In this review we're taking an in-depth look at the Gigabyte GeForce RTX 4090 Gaming OC, which represents the company's value-ended custom-design of NVIDIA's new flagship GPU. The Gaming OC and WindForce brands stood on their own under the Gigabyte marquee, as the company positioned the higher AORUS Gaming range with its various tiers at the top of their product stack. With the RTX 4090, Gigabyte is only designing AORUS Xtreme and AORUS Master tiers (and no lower-end AORUS Elite), which creates room in the company's product stack for the Gaming OC we have here. Don't confuse value for cheap, this is still designed to be a formidable custom-design, with all the bells and whistles enthusiasts and gamers would want. The GeForce RTX 4090 is the absolute best RTX 40-series graphics card you can have (and the only SKU from the series at the time of this review).

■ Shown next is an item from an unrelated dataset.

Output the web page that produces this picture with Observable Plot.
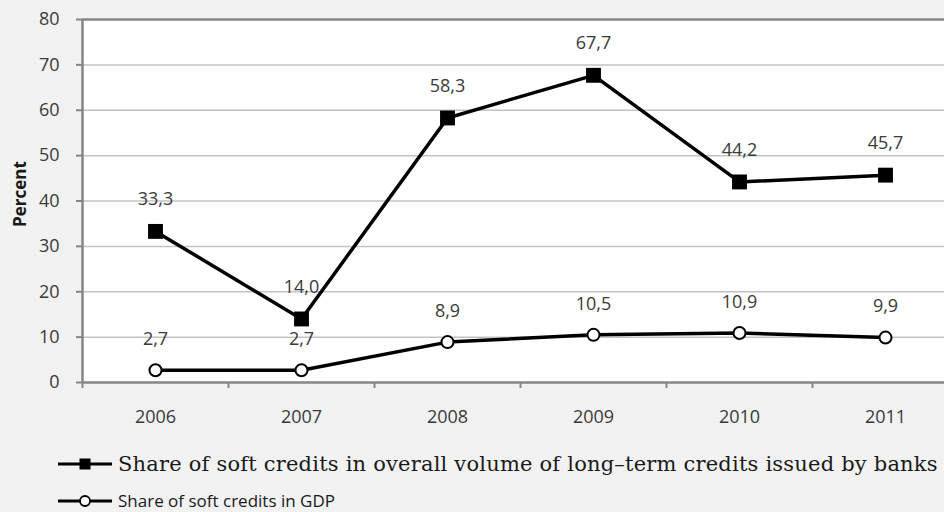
<!DOCTYPE html>
<html>
<head>
<meta charset="utf-8">
<script src="https://cdn.jsdelivr.net/npm/d3@7"></script>
<script src="https://cdn.jsdelivr.net/npm/@observablehq/plot@0.6"></script>
<style>
  html, body { margin: 0; padding: 0; background: #f2f2f2; overflow: hidden; }
  #chart svg { display: block; }
  .legend { position: relative; height: 80px; }
  .legend .item { position: absolute; left: 58px; height: 24px; display: flex; align-items: center; white-space: nowrap; }
  .legend .item svg { display: block; margin-right: 6px; }
  .legend .serif { font-family: "DejaVu Serif", serif; font-size: 21px; letter-spacing: 0.2px; color: #1a1a1a; line-height: 24px; }
  .legend .sans { font-family: "Open Sans", sans-serif; font-size: 17px; color: #1a1a1a; line-height: 24px; }
</style>
</head>
<body>
<div id="chart"></div>
<div class="legend" id="legend"></div>
<script>
// Soft credits, 2006–2011 (percent)
const years = [2006, 2007, 2008, 2009, 2010, 2011];
const bankShare = [33.3, 14.0, 58.3, 67.7, 44.2, 45.7];
const gdpShare = [2.7, 2.7, 8.9, 10.5, 10.9, 9.9];
const yTicks = [0, 10, 20, 30, 40, 50, 60, 70, 80];
const seriesNames = [
  "Share of soft credits in overall volume of long\u2013term credits issued by banks",
  "Share of soft credits in GDP"
];
const yLabel = "Percent";

const bankRows = years.map((year, i) => ({year, value: bankShare[i]}));
const gdpRows = years.map((year, i) => ({year, value: gdpShare[i]}));
// category boundaries, where the x-axis tick marks sit
const bounds = years.map(y => y - 0.5).concat([years[years.length - 1] + 0.5]);

const fmt = v => d3.format(".1f")(v).replace(".", ",");
const axisGray = "#868686";
const textGray = "#3a3a3a";

const chart = Plot.plot({
  width: 944,
  height: 432,
  marginLeft: 82,
  marginRight: 0,
  marginTop: 19,
  marginBottom: 50,
  style: {background: "#f2f2f2", fontFamily: "Open Sans, sans-serif", fontSize: "18px", overflow: "hidden"},
  x: {type: "linear", domain: [years[0] - 0.5, years[years.length - 1] + 0.5], range: [82, 958]},
  y: {domain: [0, 80], range: [382, 19]},
  marks: [
    Plot.frame({fill: "white", stroke: null}),
    Plot.ruleY(yTicks.slice(1, -1), {stroke: "#c3c3c3", strokeWidth: 1.5}),
    Plot.ruleY([yTicks[yTicks.length - 1]], {stroke: axisGray, strokeWidth: 2.5}),
    Plot.ruleY([0], {stroke: axisGray, strokeWidth: 2.5}),
    Plot.ruleX([bounds[0]], {stroke: axisGray, strokeWidth: 2.5}),
    // y axis: ticks and labels
    Plot.axisY({ticks: yTicks, tickSize: 6, text: null, stroke: axisGray, strokeWidth: 2, label: null}),
    Plot.axisY({ticks: yTicks, tickSize: 0, tickPadding: 23, fill: textGray, label: null,
      tickFormat: d => String(d), style: {letterSpacing: "1px"}}),
    // x axis: boundary ticks and centred year labels
    Plot.axisX({ticks: bounds, tickSize: 6, tickFormat: () => "", stroke: axisGray, strokeWidth: 2, label: null}),
    Plot.axisX({ticks: years, tickSize: 0, tickPadding: 28, tickFormat: d => String(d), fill: textGray,
      label: null, style: {letterSpacing: "1px"}}),
    Plot.text([yLabel], {frameAnchor: "left", dx: -62, dy: -7, rotate: -90, text: d => d, textAnchor: "middle",
      fontWeight: "bold", fontSize: 17, fill: "#1a1a1a"}),
    // value labels
    Plot.text(bankRows, {x: "year", y: "value", text: d => fmt(d.value), dy: -32, fill: textGray,
      fontSize: 18, style: {letterSpacing: "1.5px"}}),
    Plot.text(gdpRows, {x: "year", y: "value", text: d => fmt(d.value), dy: -31, fill: textGray,
      fontSize: 18, style: {letterSpacing: "1.5px"}}),
    // series
    Plot.line(gdpRows, {x: "year", y: "value", stroke: "black", strokeWidth: 3.5}),
    Plot.line(bankRows, {x: "year", y: "value", stroke: "black", strokeWidth: 3.5}),
    Plot.dot(bankRows, {x: "year", y: "value", symbol: "square", r: 8.4, fill: "black", stroke: null}),
    Plot.dot(gdpRows, {x: "year", y: "value", r: 6, fill: "white", stroke: "black", strokeWidth: 2})
  ]
});
document.getElementById("chart").appendChild(chart);

// legend below the plot
const legend = document.getElementById("legend");
const swatch = (kind) => {
  const s = d3.create("svg").attr("width", 54).attr("height", 16);
  s.append("line").attr("x1", 0).attr("x2", 54).attr("y1", 8).attr("y2", 8)
    .attr("stroke", "black").attr("stroke-width", 3);
  if (kind === "square") {
    s.append("rect").attr("x", 21.5).attr("y", 2.5).attr("width", 11).attr("height", 11).attr("fill", "black");
  } else {
    s.append("circle").attr("cx", 27).attr("cy", 8).attr("r", 5).attr("fill", "white")
      .attr("stroke", "black").attr("stroke-width", 1.8);
  }
  return s.node();
};
[["square", "serif", 32], ["circle", "sans", 69]].forEach(([kind, cls, center], i) => {
  const item = document.createElement("div");
  item.className = "item";
  item.style.top = (center - 12) + "px";
  item.appendChild(swatch(kind));
  const span = document.createElement("span");
  span.className = cls;
  span.textContent = seriesNames[i];
  item.appendChild(span);
  legend.appendChild(item);
});
</script>
</body>
</html>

At the heart of the RTX 4090 is the new "Ada Lovelace" graphics architecture, which debuts the 3rd generation of NVIDIA RTX, the company's pioneering attempt at adding realism to game visuals, by blending conventional raster 3D graphics with real-time ray traced elements such as lighting, shadows, reflections, illumination, motion-blur, etc., all of which are as close to real-life as possible, thanks to the power of ray tracing. Ada debuts new 3rd generation RT cores that accelerate ray tracing; and 4th generation Tensor cores that do AI; combined with a lot more CUDA cores than the previous generation, running at much higher clock speeds, with much more on-die cache to cushion the memory sub-system.
For Ada, NVIDIA leveraged the 5 nm EUV silicon fabrication process, and achieved three times the transistor-counts over the previous-generation, at comparable GPU die-area and typical board power of 450 W (similar to that of the RTX 3090 Ti). In return the company is promising the kind of performance uplifts we're used to seeing back when Moore's Law still worked for GPUs—about 50 to 100 percent generational performance uplifts. Besides these, the company also introduced a major update to its popular performance enhancement, DLSS 3, which can now generate entire frames in videos or games, without involving the graphics rendering pipeline of the GPU; thereby doubling frame-rates when enabled.
The RTX 4090 is based on the 5 nm "AD102" silicon, which it doesn't quite max-out, but is still spec'd fairly high. It comes with 16,384 CUDA cores (out of 18.432 present on the silicon); 128 RT cores, 512 Tensor cores, 512 TMUs, and 192 ROPs. The memory sub-system is generationally unchanged—24 GB of 21 Gbps GDDR6X memory across a 384-bit wide memory interface; although NVIDIA has significantly increased the on-die caches. The RTX 4090 comes with 72 MB of L2 cache, compared to just 6 MB on the RTX 3090.
The Gigabyte RTX 4090 Gaming OC doesn't look spartan in design despite being the company's value-ended custom-design product. The RGB-illuminated fan intake actually suggests Gigabyte decided in the last minute not to name this an AORUS Elite product, and went with Gaming OC. You get a meaty 4-slot cooling solution with plenty of surface-area for heat-dissipation, and a triple-fan setup. Besides the fan intakes, RGB graces the Gigabyte logo on the card, and you get a sturdy metal backplate. There's also a tiny GPU Boost factory-overclock of 2535 MHz vs. 2525 MHz reference. Handy features such as dual-BIOS, power-status indicators, and a segment-best 4-year product warranty are also present. Gigabyte is pricing this card at $1,700, or a $100 premium over the NVIDIA baseline.